Supplied material:
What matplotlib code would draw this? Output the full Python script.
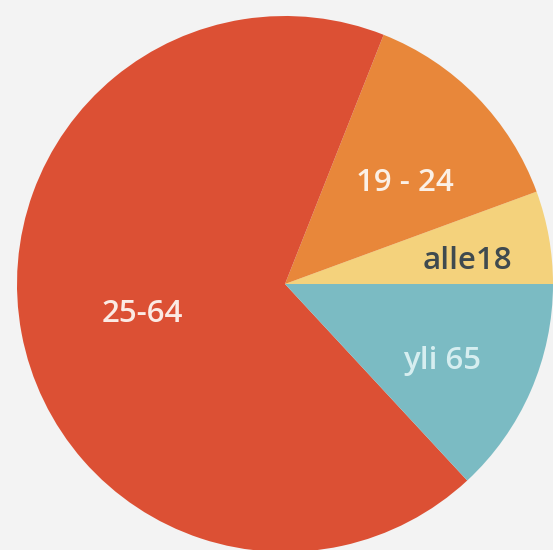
import numpy as np
import matplotlib
matplotlib.use("Agg")
import matplotlib.pyplot as plt

categories = ["alle18", "19 - 24", "25-64", "yli 65"]
values = [5.6, 13.4, 67.9, 13.1]
colors = ["#f4d27c", "#e8873a", "#dc5034", "#7bbbc3"]
label_colors = ["#3f4a4f", "#fbf0e6", "#fbeae4", "#d6eef0"]
label_r = [0.688, 0.585, 0.545, 0.653]
label_ang = [7.2, 40.1, 191.8, -26.1]

W, H = 553, 550
fig = plt.figure(figsize=(W / 100, H / 100), dpi=100)
fig.patch.set_facecolor("#f3f3f3")
ax = fig.add_axes([0, 0, 1, 1])

cx, cy, R = 285, 266, 268
ax.pie(values, colors=colors, startangle=0, counterclock=True,
       center=(cx, cy), radius=R, frame=True,
       wedgeprops=dict(linewidth=0))
ax.set_xlim(0, W)
ax.set_ylim(0, H)
ax.set_aspect("equal")
ax.axis("off")

for lab, col, r, a in zip(categories, label_colors, label_r, label_ang):
    t = np.deg2rad(a)
    ax.text(cx + r * R * np.cos(t), cy + r * R * np.sin(t), lab,
            color=col, fontsize=22.5, ha="center", va="center",
            fontweight="semibold",
            family=["Open Sans", "DejaVu Sans"])

fig.savefig("out.png", dpi=100, facecolor=fig.get_facecolor())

Stated task: Copy out the listing exactly as it stands, but not the pictures.

Final result:
What matplotlib code would draw this? Output the full Python script.
import numpy as np
import matplotlib
matplotlib.use("Agg")
import matplotlib.pyplot as plt

categories = ["alle18", "19 - 24", "25-64", "yli 65"]
values = [5.6, 13.4, 67.9, 13.1]
colors = ["#f4d27c", "#e8873a", "#dc5034", "#7bbbc3"]
label_colors = ["#3f4a4f", "#fbf0e6", "#fbeae4", "#d6eef0"]
label_r = [0.688, 0.585, 0.545, 0.653]
label_ang = [7.2, 40.1, 191.8, -26.1]

W, H = 553, 550
fig = plt.figure(figsize=(W / 100, H / 100), dpi=100)
fig.patch.set_facecolor("#f3f3f3")
ax = fig.add_axes([0, 0, 1, 1])

cx, cy, R = 285, 266, 268
ax.pie(values, colors=colors, startangle=0, counterclock=True,
       center=(cx, cy), radius=R, frame=True,
       wedgeprops=dict(linewidth=0))
ax.set_xlim(0, W)
ax.set_ylim(0, H)
ax.set_aspect("equal")
ax.axis("off")

for lab, col, r, a in zip(categories, label_colors, label_r, label_ang):
    t = np.deg2rad(a)
    ax.text(cx + r * R * np.cos(t), cy + r * R * np.sin(t), lab,
            color=col, fontsize=22.5, ha="center", va="center",
            fontweight="semibold",
            family=["Open Sans", "DejaVu Sans"])

fig.savefig("out.png", dpi=100, facecolor=fig.get_facecolor())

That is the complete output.